Biopsy results may show "intermediate risk" findings, which means no cancer is seen but the result is concerning enough that surgery may be necessary to remove the rest of the abnormal tissue (not the whole breast).

  1. Papillomas are small non-cancerous growths within a milk duct which may often cause nipple discharge or pain. Not all papillomas need to be removed. If the biopsy shows a papilloma with no atypical cells, then the papilloma usually does not have to be removed. We typically recommend follow-up imaging in 6-months for benign papillomas. But a surgeon may suggest surgical removal if the papilloma is causing bloody nipple discharge.
  2. Atypical papillomas have particular patterns to their cells that are more concerning than typical benign papillomas. We will frequently suggest removing atypical papillamas to make sure the pathologist has enough tissue to make an accurate diagnosis and to make sure it does not go on to develop into a form of breast cancer (most don't).
  3. Radial Scar (or Complex Sclerosing Lesion) are not scars and have nothing to do with trauma or injury. These are collections of milk ducts trapped in an area of twisted connective tissue. They can look just like breast cancer on mammograms or ultrasound, but they are not cancerous. However, in a small number of cases, unexpected breast cancers may be found near a radial scar. We recommend speaking with a breast surgeon about whether to surgically remove radial scars.
  4. Phyllodes tumors are rare tumors that are most often non-cancerous, but they tend to grow. In a small number of cases, phyllodes tumors may behave aggressively and spread to other sites in the body just like a cancer. We usually recommend surgical removal of phyllodes tumors.

High Risk

Sometimes a biopsy shows "high risk" findings that do not appear to be cancer now but that are associated with a higher risk of getting breast cancer in the future. In a small number of cases, we may sample only a small part of pre-cancerous lesion or actual breast cancer, and the pathologist may only see enough to call it "high risk" but not enough to diagnose a cancer that is already there (this is uncommon). We recommend speaking with a breast surgeon about whether to surgically remove one of the high risk lesions listed here.

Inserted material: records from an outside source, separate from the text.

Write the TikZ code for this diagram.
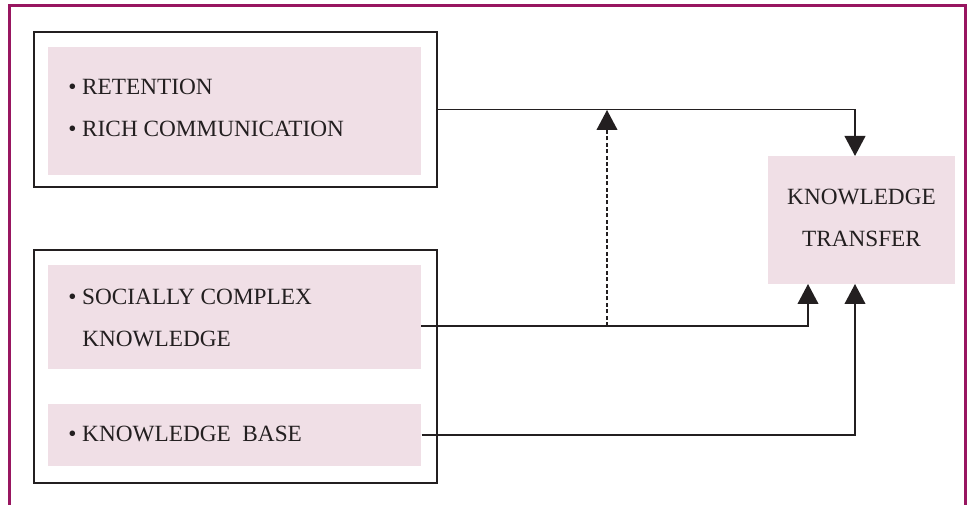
\documentclass[tikz,border=0pt]{standalone}
\usepackage{fontspec}
\setmainfont{Liberation Serif}
\usetikzlibrary{arrows.meta}
\definecolor{framecol}{HTML}{981660}
\definecolor{pinkbg}{HTML}{F0DFE6}
\definecolor{ink}{HTML}{231F20}
\begin{document}
\begin{tikzpicture}[x=0.75pt,y=-0.75pt,
  outerbox/.style={draw=ink, line width=1.5pt, rectangle, inner sep=0pt, anchor=north west},
  pinkbox/.style={fill=pinkbg, draw=none, rectangle, inner sep=0pt, anchor=north west},
  label/.style={text=ink, inner sep=0pt, anchor=base west, font=\fontsize{17.45pt}{31.5pt}\selectfont},
  conn/.style={draw=ink, line width=1.4pt},
  tip/.style={-{Triangle[length=15pt,width=15.5pt]}},
  dashconn/.style={draw=ink, line width=1.4pt, dash pattern=on 3pt off 1.8pt}
]
\useasboundingbox (0,0) rectangle (968,505);
% frame
\draw[framecol, line width=2.25pt, line join=miter] (9.5,505) -- (9.5,6) -- (965.5,6) -- (965.5,505);
% outer boxes
\node[outerbox, minimum width=302.25pt, minimum height=116.25pt] (box1) at (33,31) {};
\node[outerbox, minimum width=302.25pt, minimum height=174.75pt] (box2) at (33,249) {};
% pink boxes
\node[pinkbox, minimum width=279.75pt, minimum height=96pt] (pink1) at (48,47) {};
\node[pinkbox, minimum width=279.75pt, minimum height=78pt] (pink2) at (48,265) {};
\node[pinkbox, minimum width=279.75pt, minimum height=46.5pt] (pink3) at (48,404) {};
\node[pinkbox, minimum width=140.25pt, minimum height=96pt] (kt) at (768,156) {};
% texts
\node[label] (t1) at (68,95) {• RETENTION};
\node[label] (t2) at (68,137) {• RICH COMMUNICATION};
\node[label] (t3) at (68,305) {• SOCIALLY COMPLEX};
\node[label] (t4) at (82,347) {KNOWLEDGE};
\node[label] (t5) at (68,442) {• KNOWLEDGE\hspace{0.5em}BASE};
\node[label, anchor=base] (t6) at (861.5,205) {KNOWLEDGE};
\node[label, anchor=base] (t7) at (861.5,247) {TRANSFER};
% connector coordinates
\coordinate (b1out) at (436,109.5);
\coordinate (ktTop) at (855,156);
\coordinate (ktBotL) at (808,284);
\coordinate (ktBotR) at (855,284);
\coordinate (p2out) at (421,326);
\coordinate (dashStart) at (607,326);
\coordinate (dashEnd) at (607,110);
% connectors
\draw[conn, tip] (b1out) -| (ktTop);
\draw[conn, tip] (p2out) -| (ktBotL);
\draw[conn, tip] (pink3.east) -| (ktBotR);
\draw[dashconn, tip] (dashStart) -- (dashEnd);
\end{tikzpicture}
\end{document}
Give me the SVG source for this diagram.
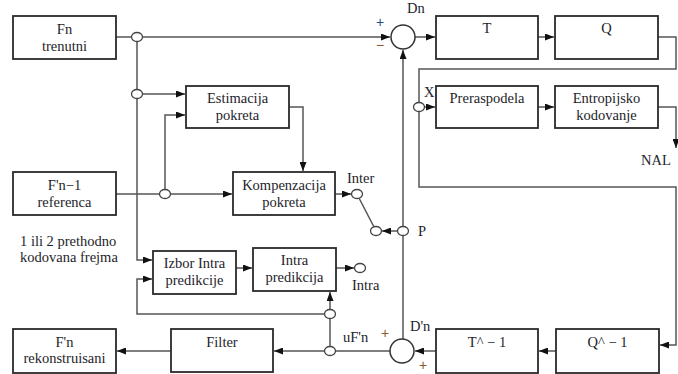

  1. Flat epithelial atypia (FEA) and atypical ductal hyperplasia (ADH) are often referred to as pre-cancerous lesions. They are considered one step away from the earliest forms of cancer and sometimes pathologists can have trouble distinguishing between ADH and DCIS (below). FEA and ADH should be removed as there is a small chance cancer cells may be found nearby and also because if left untreated they could turn into cancer in the future.
  2. Lobular carcinoma in situ (LCIS) and atypical lobular hyperplasia (ALH)are often grouped together and called lobular neoplasia. These high-risk lesions can signify an increased future risk of breast cancer and are typically treated with surgical excision.

Cancer / Pre-cancer

Not all breast cancers are the same and different breast cancers will have different treatment options.

  1. Ductal carcinoma in situ (DCIS) means that abnormal cancer-like cells have started in the milk ducts but have not yet broken out of the milk duct into the surrounding breast tissue. This is sometimes called "pre-cancer". DCIS is frequently treated with surgical removal and often radiation therapy to the affected part of the breast, but research is being done at Duke and other centers to learn whether some cases of DCIS can be safely treated with a pill and close follow-up rather than with surgery.
  2. Invasive ductal carcinoma (IDC) is the most common form of breast cancer. Treatment for breast cancer will depend on how big it is and whether or not it has spread to the lymph nodes or other parts of the body. Treatment of breast cancer usually includes at least surgical re oval. Your doctors may also recommend chemotherapy and radiation therapy depending on the exact type of breast cancer.
  3. Invasive lobular carcinoma (ILC) is the second most common form of breast cancer. Treatment for this type of breast cancer is similar to the treatment for IDC (above). Invasive lobular carcinoma can be very difficult to see on mammogram, ultrasound or MRI, so it may be larger, but it is not more aggressive than the more common invasive ductal carcinoma.